— DATA RECORDS —
-=-=-
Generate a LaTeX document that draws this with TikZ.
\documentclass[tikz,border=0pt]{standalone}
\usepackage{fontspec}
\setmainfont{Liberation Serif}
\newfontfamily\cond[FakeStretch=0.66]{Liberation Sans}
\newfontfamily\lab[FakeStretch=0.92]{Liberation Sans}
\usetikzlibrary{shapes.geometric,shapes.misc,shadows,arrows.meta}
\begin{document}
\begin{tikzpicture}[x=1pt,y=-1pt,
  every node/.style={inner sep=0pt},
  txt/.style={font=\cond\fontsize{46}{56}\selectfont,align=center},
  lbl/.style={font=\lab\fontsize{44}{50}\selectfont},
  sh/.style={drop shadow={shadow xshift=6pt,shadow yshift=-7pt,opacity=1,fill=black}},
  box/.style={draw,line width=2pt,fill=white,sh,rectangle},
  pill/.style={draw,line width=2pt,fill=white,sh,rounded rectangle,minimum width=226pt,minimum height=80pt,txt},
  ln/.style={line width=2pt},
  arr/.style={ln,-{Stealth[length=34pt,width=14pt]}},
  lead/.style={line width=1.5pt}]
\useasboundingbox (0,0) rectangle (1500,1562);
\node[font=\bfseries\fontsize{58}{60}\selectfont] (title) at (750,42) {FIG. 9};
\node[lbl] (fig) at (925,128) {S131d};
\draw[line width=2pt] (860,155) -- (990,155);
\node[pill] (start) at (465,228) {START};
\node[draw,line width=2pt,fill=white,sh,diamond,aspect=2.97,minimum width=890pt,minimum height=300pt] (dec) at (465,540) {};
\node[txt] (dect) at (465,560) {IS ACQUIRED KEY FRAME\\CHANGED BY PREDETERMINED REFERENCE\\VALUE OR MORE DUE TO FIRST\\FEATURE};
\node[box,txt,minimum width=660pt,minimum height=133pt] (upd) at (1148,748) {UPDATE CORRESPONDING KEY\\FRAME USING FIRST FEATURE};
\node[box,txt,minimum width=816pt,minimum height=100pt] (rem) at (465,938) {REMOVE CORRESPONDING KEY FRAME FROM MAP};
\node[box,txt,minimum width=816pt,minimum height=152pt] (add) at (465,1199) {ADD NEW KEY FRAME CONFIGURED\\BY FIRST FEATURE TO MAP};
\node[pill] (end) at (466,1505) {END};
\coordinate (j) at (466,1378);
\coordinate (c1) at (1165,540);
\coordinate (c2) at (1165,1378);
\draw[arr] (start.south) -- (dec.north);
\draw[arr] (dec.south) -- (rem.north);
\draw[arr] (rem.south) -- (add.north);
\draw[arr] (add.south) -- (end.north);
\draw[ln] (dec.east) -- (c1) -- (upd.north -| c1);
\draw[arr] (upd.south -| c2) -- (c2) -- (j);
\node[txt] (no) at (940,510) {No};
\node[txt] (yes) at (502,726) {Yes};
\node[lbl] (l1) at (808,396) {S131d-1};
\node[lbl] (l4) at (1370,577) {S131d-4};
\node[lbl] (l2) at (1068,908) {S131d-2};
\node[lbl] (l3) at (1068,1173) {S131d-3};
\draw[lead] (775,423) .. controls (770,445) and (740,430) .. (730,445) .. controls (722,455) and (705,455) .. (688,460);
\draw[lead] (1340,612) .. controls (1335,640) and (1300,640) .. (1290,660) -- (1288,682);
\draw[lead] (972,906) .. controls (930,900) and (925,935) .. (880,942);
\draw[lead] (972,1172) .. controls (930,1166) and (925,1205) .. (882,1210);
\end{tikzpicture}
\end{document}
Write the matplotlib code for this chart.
-=-=-
— WRITTEN TASK —
Show each line in the entries that holds the string "this".

— TASK OUTPUT —
Generate a LaTeX document that draws this with TikZ.
Write the matplotlib code for this chart.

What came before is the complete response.